Cast your eyes back, let us say, to the period of the feudal system; which was to stay forever, so thought the rulers of those times. We of to-day are used to the arguments of "impractical," "against human nature," "utterly impossible," which our rulers use against the idea of international disarmament. The same sort of thing was advanced with the same passion of conviction at the notion that public safety could be secured except by a baron in a castle to whom everybody in the region owed implicit obedience. Nor did the feudal system fall in a day, or a year. Slowly, as it encountered increasing intelligence and cooperation in mankind, it crumbled away to nothingness and oblivion. In the same way, if we all work hard for general intelligence and wider cooperation everywhere, the hideous idea of huge standing armies will crumble away to nothingness. But we must not be discouraged by the slowness of the process.

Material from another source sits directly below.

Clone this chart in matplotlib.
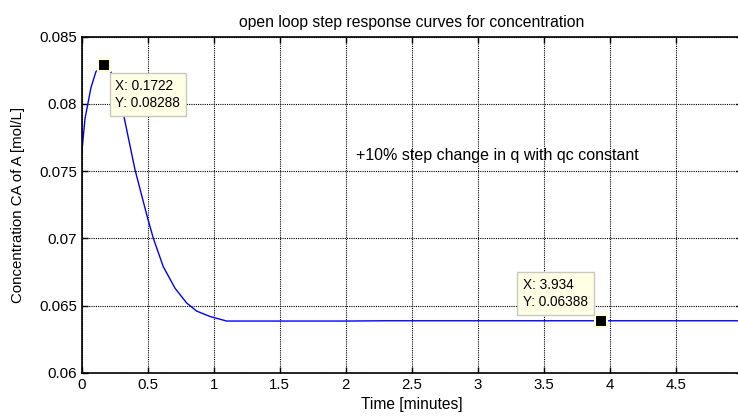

Or look back at the custom of dueling and going about armed. Two or three centuries ago every man was armed at all moments of the day,—and needed to be. Nobody could conceive the possibility of any police system which would make this unnecessary: "Men are quarrelsome creatures, made so by the Lord." Well, what happened to that idea? It gradually died, because right-minded people steadily, hopefully knew that things could be more sensibly arranged. Such people killed and buried that wrong idea, with their certainty that it was wrong. And we can kill standing armies in the same way. Once or twice history, for a change, shows us our brothers trying to do something of this sort in a hurry. At the time of the French Revolution, people like us, people who believed in the possibilities for good of our race, were as fired with sudden hope and enthusiasm as we were during the war. They struggled and hoped and rejoiced in the success of their right ideas, and told each other thankfully that now the black old notions of the inherent inequality by class were killed, that henceforth the right of every man to share in the government would be recognized, that the absurd, laughable, hypnotic delusion of the divine right of kings was destroyed forever. Just so did we fall on each other's necks on Armistice Day and cry out that those who hated war had conquered.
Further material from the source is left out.